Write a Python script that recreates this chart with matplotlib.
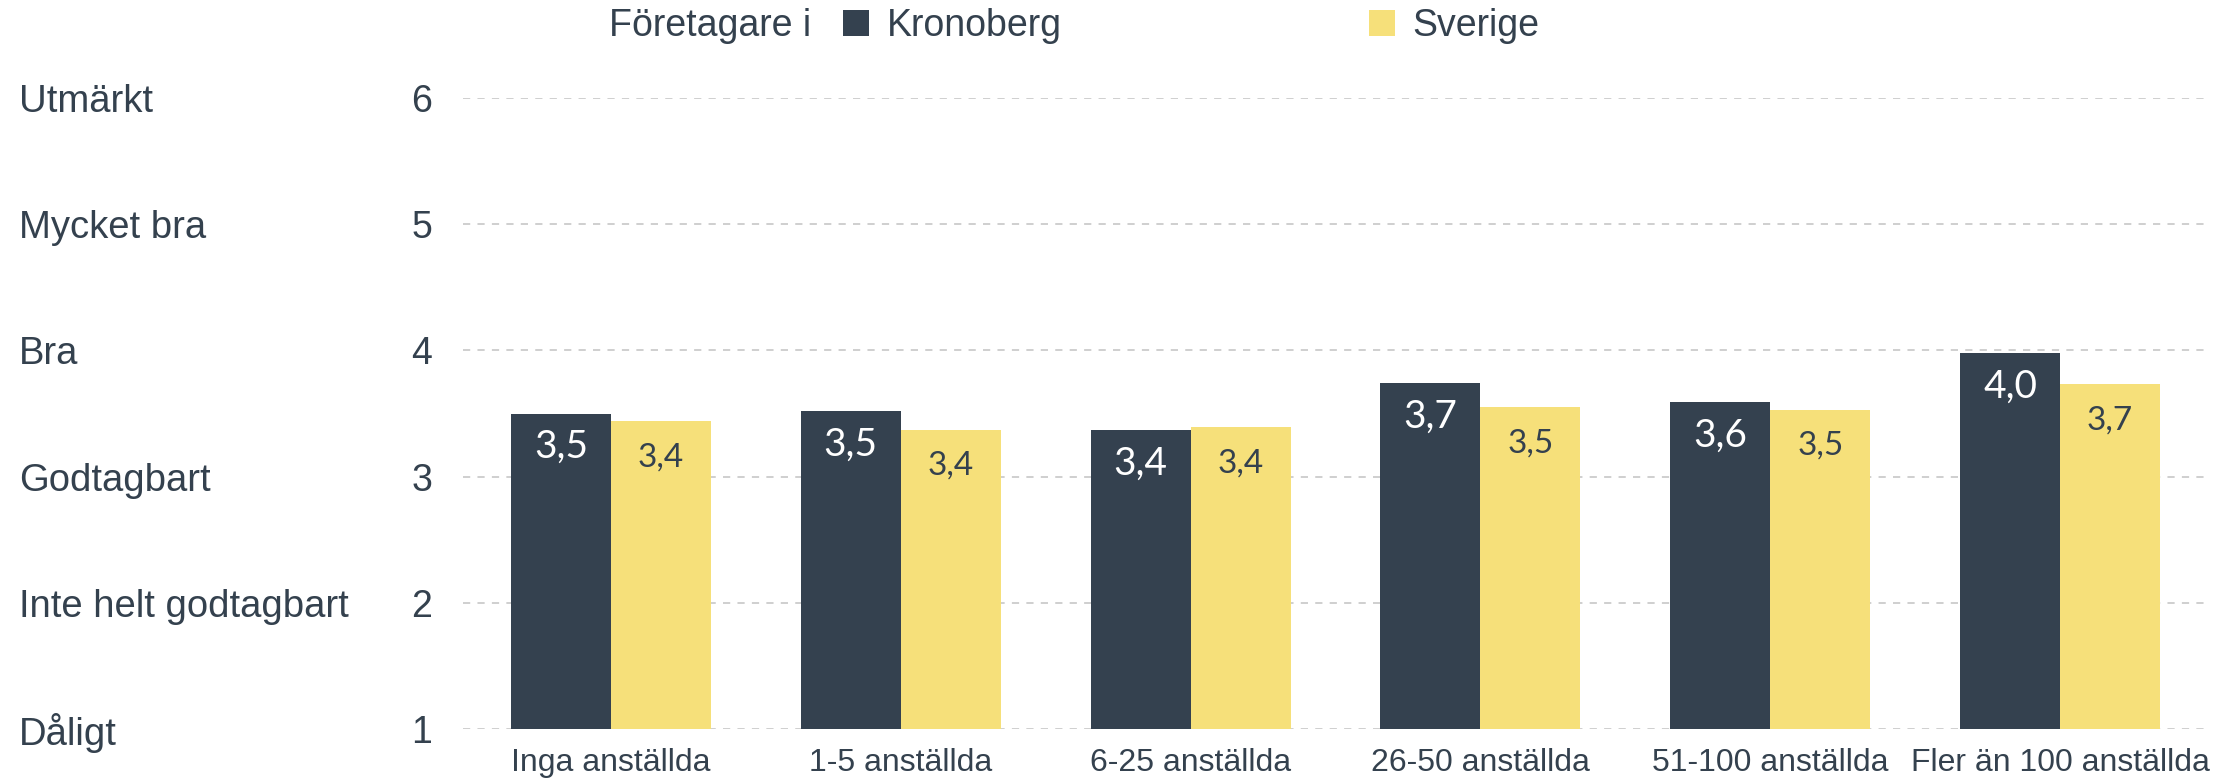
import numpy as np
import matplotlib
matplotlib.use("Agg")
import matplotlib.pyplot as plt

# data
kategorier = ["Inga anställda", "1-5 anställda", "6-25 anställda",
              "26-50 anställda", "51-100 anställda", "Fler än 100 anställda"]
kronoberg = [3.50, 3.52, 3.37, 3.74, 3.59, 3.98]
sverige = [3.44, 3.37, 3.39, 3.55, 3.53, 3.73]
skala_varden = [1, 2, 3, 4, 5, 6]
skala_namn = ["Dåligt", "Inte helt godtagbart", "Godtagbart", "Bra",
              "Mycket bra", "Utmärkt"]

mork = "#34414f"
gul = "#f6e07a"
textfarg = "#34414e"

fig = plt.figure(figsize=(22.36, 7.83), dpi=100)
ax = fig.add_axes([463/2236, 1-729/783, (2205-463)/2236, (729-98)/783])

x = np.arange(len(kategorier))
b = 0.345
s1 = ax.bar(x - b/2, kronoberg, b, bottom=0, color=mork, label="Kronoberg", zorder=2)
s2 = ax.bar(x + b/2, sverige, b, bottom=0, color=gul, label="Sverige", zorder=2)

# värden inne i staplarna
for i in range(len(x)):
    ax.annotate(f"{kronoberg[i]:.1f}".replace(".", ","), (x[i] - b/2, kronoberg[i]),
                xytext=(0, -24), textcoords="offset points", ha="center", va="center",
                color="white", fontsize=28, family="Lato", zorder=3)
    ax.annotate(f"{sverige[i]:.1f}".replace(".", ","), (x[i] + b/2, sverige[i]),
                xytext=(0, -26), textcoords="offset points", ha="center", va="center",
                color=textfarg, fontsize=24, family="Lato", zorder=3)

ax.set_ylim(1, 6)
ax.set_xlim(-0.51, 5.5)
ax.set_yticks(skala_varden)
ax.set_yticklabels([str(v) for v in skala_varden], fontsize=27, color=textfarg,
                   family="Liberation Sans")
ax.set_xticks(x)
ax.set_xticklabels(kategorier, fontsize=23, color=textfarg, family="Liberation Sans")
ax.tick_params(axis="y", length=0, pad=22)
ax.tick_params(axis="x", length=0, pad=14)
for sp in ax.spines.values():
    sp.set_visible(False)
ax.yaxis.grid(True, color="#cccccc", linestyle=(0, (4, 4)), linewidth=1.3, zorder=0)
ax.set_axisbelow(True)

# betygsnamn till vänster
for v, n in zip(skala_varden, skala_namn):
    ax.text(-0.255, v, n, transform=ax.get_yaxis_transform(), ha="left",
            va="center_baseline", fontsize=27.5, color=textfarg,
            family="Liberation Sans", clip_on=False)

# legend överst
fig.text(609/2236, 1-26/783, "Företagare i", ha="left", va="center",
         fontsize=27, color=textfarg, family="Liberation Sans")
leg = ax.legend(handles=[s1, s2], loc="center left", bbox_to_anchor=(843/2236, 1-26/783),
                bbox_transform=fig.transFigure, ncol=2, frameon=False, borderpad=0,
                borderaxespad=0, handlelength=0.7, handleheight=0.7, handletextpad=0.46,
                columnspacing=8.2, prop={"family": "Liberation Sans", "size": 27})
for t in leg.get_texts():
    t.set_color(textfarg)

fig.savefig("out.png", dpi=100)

•••••

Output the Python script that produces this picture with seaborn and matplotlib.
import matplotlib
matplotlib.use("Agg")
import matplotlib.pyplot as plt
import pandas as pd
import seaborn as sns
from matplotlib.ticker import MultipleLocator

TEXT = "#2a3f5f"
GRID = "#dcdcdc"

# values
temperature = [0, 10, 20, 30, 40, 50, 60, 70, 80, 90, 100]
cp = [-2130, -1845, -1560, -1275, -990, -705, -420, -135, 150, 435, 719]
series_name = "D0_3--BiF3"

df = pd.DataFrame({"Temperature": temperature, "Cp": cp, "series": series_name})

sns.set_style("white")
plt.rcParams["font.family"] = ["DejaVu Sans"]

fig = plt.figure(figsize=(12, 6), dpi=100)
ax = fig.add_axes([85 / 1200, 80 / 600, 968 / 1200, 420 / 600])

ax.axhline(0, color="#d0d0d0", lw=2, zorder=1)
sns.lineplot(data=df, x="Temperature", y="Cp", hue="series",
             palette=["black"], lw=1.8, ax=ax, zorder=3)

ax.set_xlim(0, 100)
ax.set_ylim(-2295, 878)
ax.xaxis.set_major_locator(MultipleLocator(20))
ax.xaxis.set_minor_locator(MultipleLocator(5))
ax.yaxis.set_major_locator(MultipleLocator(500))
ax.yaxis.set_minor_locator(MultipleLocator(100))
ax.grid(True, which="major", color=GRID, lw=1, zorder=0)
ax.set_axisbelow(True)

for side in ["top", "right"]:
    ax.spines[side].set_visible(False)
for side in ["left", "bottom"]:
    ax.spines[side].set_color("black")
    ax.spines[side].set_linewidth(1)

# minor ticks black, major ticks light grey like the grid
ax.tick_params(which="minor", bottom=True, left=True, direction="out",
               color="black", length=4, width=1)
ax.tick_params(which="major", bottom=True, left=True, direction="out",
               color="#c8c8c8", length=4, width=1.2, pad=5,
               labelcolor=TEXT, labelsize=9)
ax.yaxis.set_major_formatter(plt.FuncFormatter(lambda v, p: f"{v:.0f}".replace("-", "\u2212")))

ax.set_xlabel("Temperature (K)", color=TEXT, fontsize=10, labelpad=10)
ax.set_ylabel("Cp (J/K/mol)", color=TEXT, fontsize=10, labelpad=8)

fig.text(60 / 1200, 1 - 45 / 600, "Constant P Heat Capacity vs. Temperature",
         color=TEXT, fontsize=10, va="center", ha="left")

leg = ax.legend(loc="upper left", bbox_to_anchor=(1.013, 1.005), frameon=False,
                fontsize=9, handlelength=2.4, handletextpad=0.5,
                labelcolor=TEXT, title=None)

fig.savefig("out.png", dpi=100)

•••••

* _JOB_
Report all lines of the data above that include the string "script".

* _THE RESULT_
Write a Python script that recreates this chart with matplotlib.
Output the Python script that produces this picture with seaborn and matplotlib.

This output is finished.